Hypocaust

Warm air under the floor solved a Roman social problem before it solved a comfort problem. Elite baths and villas wanted rooms that stayed hot without filling with smoke, ash, and braziers. The hypocaust answered that demand by moving the fire out of the room and letting the building itself become the heater.

The adjacent possible did not begin with furnaces alone. It began with the `public-bath`, because bathing culture created an environment where people expected several carefully graded temperatures in one complex: warm rooms, hot rooms, and hot water all maintained for long stretches of the day. Earlier Greek baths had experimented with heated floors and ducts, but late Republican Italy turned those scattered precedents into a repeatable architectural system. That required durable brick piers, suspended floors, tile-lined flues, and enough fuel, labor, and masonry skill to run heat through a building rather than around it.

Roman writers later associated the invention with Sergius Orata in the first century BCE, probably because he helped commercialize luxurious heated rooms in Campania rather than because he single-handedly invented every part. Vitruvius described the method clearly enough for us to see the system whole: a furnace at one side fed hot gases beneath a raised floor supported by short stacks of tiles or bricks, then up through hollow wall flues before the smoke escaped. The room stayed warm because the building trapped and redistributed the heat. What mattered was not one component but the choreography between furnace, void, floor, wall, and vent.

`niche-construction` explains why the hypocaust became Roman rather than merely ancient. Roman urban life, bathing habits, and elite competition built a habitat in which controllable indoor heat had social value. A simple hearth could warm a household, but it could not create a caldarium in a crowded bath complex or a prestige dining room in winter. Once bath builders and villa owners wanted that experience reliably, they reshaped architecture around it. Floors were lifted. Walls were hollowed. Servants and stokers became part of the thermal system. The desire for a certain kind of social space changed the structure of the building itself.

The hypocaust was expensive, and that expense mattered. It consumed wood at a high rate and demanded constant tending. It also worked best where floors could be rebuilt around the heating void from the start. That is why the system spread most fully through baths, mansions, military headquarters, and a narrower band of prosperous urban housing rather than every Roman dwelling. `resource-allocation` sits at the center of the story. Owners were willing to spend large amounts of fuel, labor, and masonry on heated rooms because heat signaled status, discipline, and civilization. The technology concentrated resources into a few spaces deemed worth making warm.
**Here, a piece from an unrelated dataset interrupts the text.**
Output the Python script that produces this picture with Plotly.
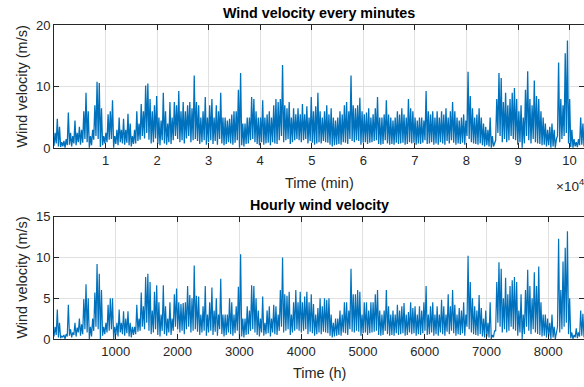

`path-dependence` then gave the system a long Roman afterlife. Once builders learned how to arrange furnaces, suspended floors, and flues, whole bath plans began to assume that sequence. Caldarium placement, service corridors, and maintenance routines were all organized around the heating plant. Villas copied the same logic on a smaller scale. The result was not merely a gadget but an architectural template. Roman heating rooms were laid out differently because hypocaust heating existed, and hypocaust heating persisted because later rooms were laid out to depend on it.

The hypocaust also changed what indoor comfort meant. Heat no longer had to radiate from a visible fire in the occupied room. It could arrive invisibly through stone and air movement. That distinction sounds small, but it opened a new mental category: buildings could possess internal climate systems. Later medieval Europe lost much of that large-scale underfloor-heating practice as Roman urban infrastructure fragmented and fuel, labor, and bath culture changed. The technique never vanished entirely, but it ceased to be ordinary building knowledge in the West. That loss shows how dependent the system was on the wider Roman ecology that supported it.

The cascade from the hypocaust was therefore architectural rather than mechanical. It did not produce a neat line of gadgets. It produced a different way of organizing baths, villas, and service labor. It made heated floors, warm walls, and staged room temperatures thinkable as parts of one integrated system. In that sense it was less like a fireplace and more like an early building-services platform embedded in masonry.

The hypocaust matters because it reveals how much infrastructure can hide inside comfort. Roman visitors walking into a hot bath encountered warmth as experience; below them lay a fuel-hungry machine made of voids, tiles, labor, and planning. Once Romans learned to turn the floor itself into a radiator, heating stopped being just a fire and became an architectural environment.